隨著艙門關閉,秦釗的心像是被無形中的一隻手緊緊攥住,沉冷的聲線夾雜著不受控制的緊繃,“白老頭,你這次有多大的把握?”
白栩操作著試驗檯,雲淡風輕道:“百分之五十吧。”
聽到這話,秦釗的面色陡然一沉。
百分之五十……
生死各半。
沈清秋身處實驗艙,腦海中揮之不去的事白栩之前說的話。
她天生性子冷,屬於慢熱型的人。
對於那些有過幾面之緣的人激不起任何的情緒,或許在對方眼中,他們已然成為了交情尚淺的朋友。
但在她的眼中,他們不過是有過幾面之緣的陌生人。
唯獨容寂是個例外。
按理說得知容寂與傅庭深的關係,她理應和傅庭深站在統一戰線,就算做不到你死我活的境地,也該是老死不相往來的關係。

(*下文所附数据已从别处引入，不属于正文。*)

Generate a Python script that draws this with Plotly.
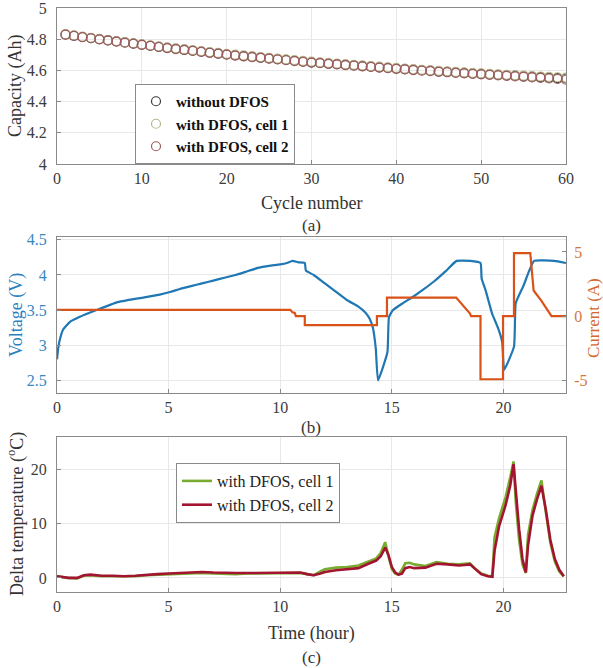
import plotly.graph_objects as go

# ---------------- data ----------------
cycles = list(range(1, 61))
cap_without = [4.830, 4.822, 4.814, 4.807, 4.800, 4.793, 4.786, 4.779, 4.772, 4.765,
               4.758, 4.751, 4.745, 4.738, 4.732, 4.726, 4.720, 4.714, 4.708, 4.702,
               4.697, 4.692, 4.687, 4.682, 4.677, 4.672, 4.667, 4.662, 4.657, 4.652,
               4.648, 4.644, 4.640, 4.636, 4.632, 4.628, 4.624, 4.620, 4.616, 4.612,
               4.608, 4.605, 4.601, 4.598, 4.594, 4.591, 4.587, 4.584, 4.581, 4.578,
               4.575, 4.572, 4.569, 4.566, 4.563, 4.560, 4.557, 4.554, 4.551, 4.548]
cap_cell1 = [4.832, 4.824, 4.816, 4.809, 4.802, 4.795, 4.788, 4.781, 4.774, 4.767,
             4.760, 4.754, 4.748, 4.742, 4.736, 4.730, 4.724, 4.718, 4.712, 4.706,
             4.701, 4.696, 4.691, 4.686, 4.681, 4.676, 4.671, 4.666, 4.661, 4.656,
             4.652, 4.648, 4.644, 4.640, 4.636, 4.632, 4.628, 4.624, 4.620, 4.616,
             4.612, 4.608, 4.604, 4.601, 4.597, 4.594, 4.590, 4.587, 4.584, 4.581,
             4.578, 4.575, 4.572, 4.569, 4.566, 4.563, 4.561, 4.558, 4.556, 4.554]
cap_cell2 = [4.829, 4.821, 4.813, 4.806, 4.799, 4.792, 4.785, 4.778, 4.771, 4.764,
             4.757, 4.750, 4.743, 4.737, 4.731, 4.725, 4.719, 4.713, 4.707, 4.701,
             4.695, 4.690, 4.685, 4.680, 4.675, 4.670, 4.665, 4.660, 4.655, 4.650,
             4.646, 4.642, 4.638, 4.634, 4.630, 4.626, 4.622, 4.618, 4.614, 4.610,
             4.606, 4.602, 4.598, 4.595, 4.591, 4.588, 4.584, 4.581, 4.577, 4.574,
             4.571, 4.568, 4.565, 4.561, 4.558, 4.555, 4.552, 4.548, 4.545, 4.540]

t_voltage = [0, 0.05, 0.12, 0.27, 0.57, 1.0, 1.77, 2.68, 3.7, 4.6, 5.1, 5.5, 6.0, 6.5,
             7.0, 7.5, 8.0, 8.5, 9.0, 9.5, 10.0, 10.3, 10.55, 10.8, 11.1, 11.15, 11.5,
             12.0, 12.5, 13.0, 13.5, 13.8, 14.0, 14.15, 14.28, 14.38, 14.8, 14.87,
             15.05, 15.5, 15.95, 16.4, 16.9, 17.4, 17.9, 18.5, 18.97, 19.02, 19.2,
             19.49, 19.75, 19.94, 20.03, 20.47, 20.55, 20.9, 21.14, 21.37, 22.27, 22.8]
voltage = [2.80, 2.95, 3.07, 3.22, 3.33, 3.40, 3.50, 3.61, 3.67, 3.72, 3.76, 3.80, 3.84,
           3.88, 3.92, 3.96, 4.00, 4.05, 4.10, 4.13, 4.15, 4.17, 4.20, 4.18, 4.17, 4.06,
           4.00, 3.88, 3.76, 3.64, 3.55, 3.47, 3.38, 3.25, 2.95, 2.50, 2.90, 3.40,
           3.50, 3.60, 3.69, 3.79, 3.91, 4.05, 4.20, 4.20, 4.17, 3.95, 3.78,
           3.45, 3.25, 3.05, 2.65, 2.98, 3.60, 3.85, 4.05, 4.20, 4.20, 4.17]

t_current = [0, 10.45, 10.55, 10.65, 10.7, 11.1, 11.1, 14.33, 14.33, 14.78, 14.78, 17.88,
             18.5, 18.55, 18.97, 18.97, 19.98, 19.98, 20.47, 20.47, 21.2, 21.35, 21.7,
             22.15, 22.8]
current = [0.5, 0.5, 0.3, 0.25, 0, 0, -0.7, -0.7, 0, 0, 1.45, 1.45,
           0.2, 0, 0, -4.9, -4.9, 0, 0, 4.9, 4.9, 2.0, 1.2,
           0, 0]

t_temp = [0, 0.5, 0.9, 1.2, 1.5, 2.0, 2.5, 3.0, 3.5, 4.0, 4.5, 5.0, 5.5, 6.0, 6.5, 7.0,
          7.5, 8.0, 8.5, 9.0, 9.5, 10.0, 10.5, 10.9, 11.2, 11.5, 11.8, 12.0, 12.5, 13.0,
          13.5, 14.0, 14.3, 14.5, 14.7, 14.85, 15.0, 15.15, 15.3, 15.45, 15.6, 15.8,
          16.0, 16.5, 17.0, 17.5, 18.0, 18.5, 18.7, 19.0, 19.3, 19.5, 19.6, 19.8, 20.1,
          20.3, 20.45, 20.55, 20.7, 20.85, 21.0, 21.1, 21.3, 21.5, 21.7, 21.9, 22.1,
          22.3, 22.5, 22.7]
temp_cell1 = [0.3, 0.0, -0.1, 0.4, 0.5, 0.3, 0.3, 0.3, 0.3, 0.5, 0.6, 0.7, 0.8, 0.9, 0.9,
              0.8, 0.7, 0.7, 0.8, 0.8, 0.8, 0.9, 0.9, 0.9, 0.7, 0.5, 1.2, 1.6, 1.9, 2.0,
              2.3, 3.2, 3.6, 4.6, 6.6, 4.0, 1.6, 0.8, 0.6, 1.5, 2.7, 2.8,
              2.5, 2.2, 2.9, 2.6, 2.5, 2.7, 1.8, 0.8, 0.4, 0.3, 7.5, 11.0, 15.0,
              18.5, 21.5, 14.0, 7.0, 2.5, 0.9, 8.0, 12.5, 15.5, 18.0, 12.0, 6.5,
              3.0, 1.2, 0.3]
temp_cell2 = [0.3, 0.0, 0.0, 0.5, 0.6, 0.4, 0.4, 0.3, 0.4, 0.6, 0.7, 0.8, 0.9, 1.1, 1.1,
              1.0, 0.9, 0.9, 0.9, 0.9, 1.0, 1.0, 1.0, 1.0, 0.7, 0.5, 0.8, 1.1, 1.4, 1.6,
              1.8, 2.7, 3.2, 4.0, 5.6, 4.2, 2.0, 1.0, 0.6, 0.8, 1.8, 2.0,
              1.8, 1.9, 2.6, 2.5, 2.3, 2.5, 1.8, 0.7, 0.3, 0.2, 5.0, 9.5, 13.5,
              17.0, 21.0, 16.0, 9.0, 3.5, 1.0, 6.0, 11.5, 14.5, 17.0, 12.5, 7.0,
              3.5, 1.5, 0.3]

# ---------------- styling ----------------
FONT = "Liberation Serif, Times New Roman, serif"
TICK_COL = "#3c3c3c"
AX_COL = "#8a8a8a"
GRID_COL = "#e8e8e8"
BLUE = "#1f77b4"
ORANGE = "#d95319"

W, H = 603, 668
def px_x(p):
    return p / W
def px_y(p):
    return 1 - p / H

XL, XR = px_x(57), px_x(566)

fig = go.Figure()

# panel (a)
fig.add_trace(go.Scatter(x=cycles, y=cap_without, mode="markers", name="without DFOS",
                         marker=dict(symbol="circle-open", size=9, color="#3a3a3a",
                                     line=dict(width=1.2, color="#3a3a3a")),
                         xaxis="x", yaxis="y", legend="legend"))
fig.add_trace(go.Scatter(x=cycles, y=cap_cell1, mode="markers", name="with DFOS, cell 1",
                         marker=dict(symbol="circle-open", size=9, color="#b8b88a",
                                     line=dict(width=1.2, color="#b8b88a")),
                         xaxis="x", yaxis="y", legend="legend"))
fig.add_trace(go.Scatter(x=cycles, y=cap_cell2, mode="markers", name="with DFOS, cell 2",
                         marker=dict(symbol="circle-open", size=9, color="#9e5a5e",
                                     line=dict(width=1.2, color="#9e5a5e")),
                         xaxis="x", yaxis="y", legend="legend"))

# panel (b)
fig.add_trace(go.Scatter(x=t_voltage, y=voltage, mode="lines", showlegend=False,
                         line=dict(color=BLUE, width=2.2, shape="spline", smoothing=0.4),
                         xaxis="x2", yaxis="y2"))
fig.add_trace(go.Scatter(x=t_current, y=current, mode="lines", showlegend=False,
                         line=dict(color=ORANGE, width=2.2),
                         xaxis="x2", yaxis="y3"))

# panel (c)
fig.add_trace(go.Scatter(x=t_temp, y=temp_cell1, mode="lines", name="with DFOS, cell 1",
                         line=dict(color="#77ac30", width=2.6),
                         xaxis="x3", yaxis="y4", legend="legend2"))
fig.add_trace(go.Scatter(x=t_temp, y=temp_cell2, mode="lines", name="with DFOS, cell 2",
                         line=dict(color="#a2142f", width=2.6),
                         xaxis="x3", yaxis="y4", legend="legend2"))

common = dict(showline=True, linecolor=AX_COL, linewidth=1, mirror=True,
              ticks="inside", ticklen=4, tickcolor=AX_COL, automargin=False,
              ticklabeloverflow="allow",
              showgrid=True, gridcolor=GRID_COL, zeroline=False,
              tickfont=dict(family=FONT, size=16, color=TICK_COL))

fig.update_layout(
    template="none",
    width=W, height=H, margin=dict(l=0, r=0, t=0, b=0, autoexpand=False),
    paper_bgcolor="white", plot_bgcolor="white",
    font=dict(family=FONT, color=TICK_COL),
    xaxis=dict(domain=[XL, XR], anchor="y", range=[0, 60], tickvals=[0, 10, 20, 30, 40, 50, 60], **common),
    yaxis=dict(domain=[px_y(164), px_y(8)], anchor="x", range=[4, 5],
               tickvals=[4, 4.2, 4.4, 4.6, 4.8, 5], ticktext=["4", "4.2", "4.4", "4.6", "4.8", "5"],
               ticklabelstandoff=6, **common),
    xaxis2=dict(domain=[XL, XR], anchor="y2", range=[0, 22.8], tickvals=[0, 5, 10, 15, 20], **common),
    yaxis2=dict(domain=[px_y(393), px_y(237)], anchor="x2", range=[2.32, 4.54],
                tickvals=[2.5, 3, 3.5, 4, 4.5], ticktext=["2.5", "3", "3.5", "4", "4.5"],
                ticklabelstandoff=6,
                **{**common, "tickfont": dict(family=FONT, size=16, color="#3a87c0")}),
    yaxis3=dict(overlaying="y2", side="right", anchor="x2", range=[-5.97, 6.16],
                tickvals=[-5, 0, 5], ticktext=["-5", "0", "5"], showline=True,
                linecolor=AX_COL, ticks="inside", ticklen=4, tickcolor=AX_COL,
                showgrid=False, zeroline=False, ticklabelstandoff=4, automargin=False,
                ticklabeloverflow="allow",
                tickfont=dict(family=FONT, size=16, color="#d2773f")),
    xaxis3=dict(domain=[XL, XR], anchor="y4", range=[0, 22.8], tickvals=[0, 5, 10, 15, 20], **common),
    yaxis4=dict(domain=[px_y(592), px_y(437)], anchor="x3", range=[-2.6, 26],
                tickvals=[0, 10, 20], ticklabelstandoff=6, **common),
    legend=dict(x=px_x(135), y=px_y(84), xanchor="left", yanchor="top",
                bgcolor="white", bordercolor="#8a8a8a", borderwidth=1,
                font=dict(family=FONT, size=15, color="#111111", weight="bold"),
                itemwidth=30, tracegroupgap=0),
    legend2=dict(x=px_x(176), y=px_y(463), xanchor="left", yanchor="top",
                 bgcolor="white", bordercolor="#8a8a8a", borderwidth=1,
                 font=dict(family=FONT, size=16, color="#222222"),
                 itemwidth=30, tracegroupgap=0),
)

ann_font = dict(family=FONT, size=18, color="#333333")
annotations = [
    dict(text="Capacity (Ah)", x=px_x(16), y=px_y(86), textangle=-90, font=ann_font),
    dict(text="Cycle number", x=px_x(311), y=px_y(203), font=ann_font),
    dict(text="(a)", x=px_x(311), y=px_y(226), font=dict(family=FONT, size=17, color="#333333")),
    dict(text="Voltage (V)", x=px_x(16), y=px_y(315), textangle=-90,
         font=dict(family=FONT, size=18, color="#2a7fbf")),
    dict(text="Current (A)", x=px_x(593), y=px_y(318), textangle=-90,
         font=dict(family=FONT, size=17, color="#d2682c")),
    dict(text="(b)", x=px_x(311), y=px_y(427), font=dict(family=FONT, size=17, color="#333333")),
    dict(text="Delta temperature (<sup>o</sup>C)", x=px_x(16), y=px_y(514), textangle=-90, font=ann_font),
    dict(text="Time (hour)", x=px_x(311), y=px_y(633), font=ann_font),
    dict(text="(c)", x=px_x(311), y=px_y(657), font=dict(family=FONT, size=17, color="#333333")),
]
for a in annotations:
    a.update(xref="paper", yref="paper", showarrow=False, xanchor="center", yanchor="middle")
fig.update_layout(annotations=annotations)

fig.write_html("out.html",
               config={"displayModeBar": False},
               post_script="document.body.style.margin='0px';"
                           "document.documentElement.style.overflow='hidden';")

她不是瞎子,也不是傻子,自然也能夠察覺到容寂對她的百般縱容。
但在一次次的接觸中,她對容寂有一種說不清道不明的感覺。
不是愛情,也不是親情。
是一種她至今都無法解釋的情愫。
尤其聽到白栩說長期使用藥劑會造成器官癌變。
她當時的第一反應竟然是不希望容寂出事。
實驗艙外的秦釗目不轉睛地盯著沈清秋,垂在身側的雙手緊緊地攥著拳頭,腦袋裡面的某根弦也一直處於緊繃的狀態。
每一分每一秒都像被無限放慢了節奏,變得尤為漫長,呼吸似乎也成為了一種煎熬。